- **DATASET CONTENT**
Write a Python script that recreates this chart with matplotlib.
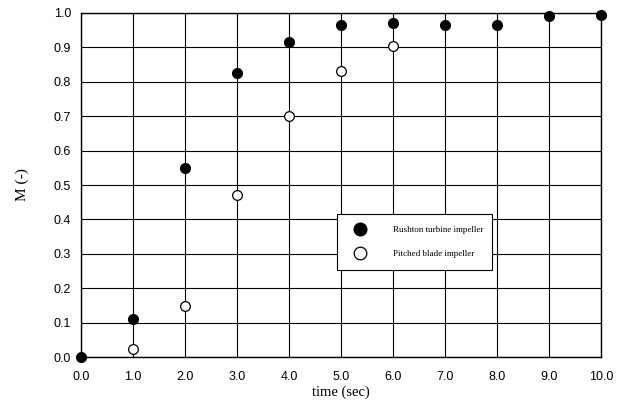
import matplotlib.pyplot as plt
import numpy as np

# data
t_rushton = [0.0, 1.0, 2.0, 3.0, 4.0, 5.0, 6.0, 7.0, 8.0, 9.0, 10.0]
m_rushton = [0.0, 0.11, 0.55, 0.825, 0.915, 0.965, 0.97, 0.965, 0.965, 0.99, 0.995]
t_pitched = [1.0, 2.0, 3.0, 4.0, 5.0, 6.0]
m_pitched = [0.025, 0.15, 0.47, 0.70, 0.83, 0.905]

xticks = np.arange(0, 11, 1)
yticks = np.arange(0, 1.01, 0.1)

fig = plt.figure(figsize=(6.17, 4.04), dpi=100)
ax = fig.add_axes([0.131, 0.116, 0.843, 0.852])

ax.plot(t_rushton, m_rushton, 'o', color='black', markersize=7,
        label='Rushton turbine impeller', clip_on=False, zorder=3)
ax.plot(t_pitched, m_pitched, 'o', markerfacecolor='white', markeredgecolor='black',
        markersize=7, markeredgewidth=0.9, label='Pitched blade impeller',
        clip_on=False, zorder=3)

ax.set_xlim(0, 10)
ax.set_ylim(0, 1.0)
ax.set_xticks(xticks)
ax.set_yticks(yticks)
ax.set_xticklabels([f'{v:.1f}' for v in xticks], fontsize=9, family='Liberation Sans')
ax.set_yticklabels([f'{v:.1f}' for v in yticks], fontsize=9, family='Liberation Sans')
ax.tick_params(axis='x', length=0, pad=10)
ax.tick_params(axis='y', length=0, pad=7)
ax.grid(True, color='black', linewidth=0.8)
for s in ax.spines.values():
    s.set_linewidth(1.0)

ax.set_xlabel('time (sec)', fontsize=10.5, family='Liberation Serif', labelpad=2)
ax.set_ylabel('M (-)', fontsize=11, family='Liberation Serif', labelpad=18)

leg = ax.legend(loc='lower left', bbox_to_anchor=(0.483, 0.24, 0.317, 0.163),
                mode='expand', frameon=True, fancybox=False, edgecolor='black',
                framealpha=1, prop={'family': 'Liberation Serif', 'size': 6.5},
                borderpad=1.35, labelspacing=1.7, handletextpad=2.4,
                markerscale=1.3, handlelength=2.5)
leg.get_frame().set_linewidth(0.8)

fig.savefig('out.png', dpi=100)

- **DO THIS**
Reproduce the whole listing exactly, but not the images in it.

- **THE SOLUTION**
Write a Python script that recreates this chart with matplotlib.
import matplotlib.pyplot as plt
import numpy as np

# data
t_rushton = [0.0, 1.0, 2.0, 3.0, 4.0, 5.0, 6.0, 7.0, 8.0, 9.0, 10.0]
m_rushton = [0.0, 0.11, 0.55, 0.825, 0.915, 0.965, 0.97, 0.965, 0.965, 0.99, 0.995]
t_pitched = [1.0, 2.0, 3.0, 4.0, 5.0, 6.0]
m_pitched = [0.025, 0.15, 0.47, 0.70, 0.83, 0.905]

xticks = np.arange(0, 11, 1)
yticks = np.arange(0, 1.01, 0.1)

fig = plt.figure(figsize=(6.17, 4.04), dpi=100)
ax = fig.add_axes([0.131, 0.116, 0.843, 0.852])

ax.plot(t_rushton, m_rushton, 'o', color='black', markersize=7,
        label='Rushton turbine impeller', clip_on=False, zorder=3)
ax.plot(t_pitched, m_pitched, 'o', markerfacecolor='white', markeredgecolor='black',
        markersize=7, markeredgewidth=0.9, label='Pitched blade impeller',
        clip_on=False, zorder=3)

ax.set_xlim(0, 10)
ax.set_ylim(0, 1.0)
ax.set_xticks(xticks)
ax.set_yticks(yticks)
ax.set_xticklabels([f'{v:.1f}' for v in xticks], fontsize=9, family='Liberation Sans')
ax.set_yticklabels([f'{v:.1f}' for v in yticks], fontsize=9, family='Liberation Sans')
ax.tick_params(axis='x', length=0, pad=10)
ax.tick_params(axis='y', length=0, pad=7)
ax.grid(True, color='black', linewidth=0.8)
for s in ax.spines.values():
    s.set_linewidth(1.0)

ax.set_xlabel('time (sec)', fontsize=10.5, family='Liberation Serif', labelpad=2)
ax.set_ylabel('M (-)', fontsize=11, family='Liberation Serif', labelpad=18)

leg = ax.legend(loc='lower left', bbox_to_anchor=(0.483, 0.24, 0.317, 0.163),
                mode='expand', frameon=True, fancybox=False, edgecolor='black',
                framealpha=1, prop={'family': 'Liberation Serif', 'size': 6.5},
                borderpad=1.35, labelspacing=1.7, handletextpad=2.4,
                markerscale=1.3, handlelength=2.5)
leg.get_frame().set_linewidth(0.8)

fig.savefig('out.png', dpi=100)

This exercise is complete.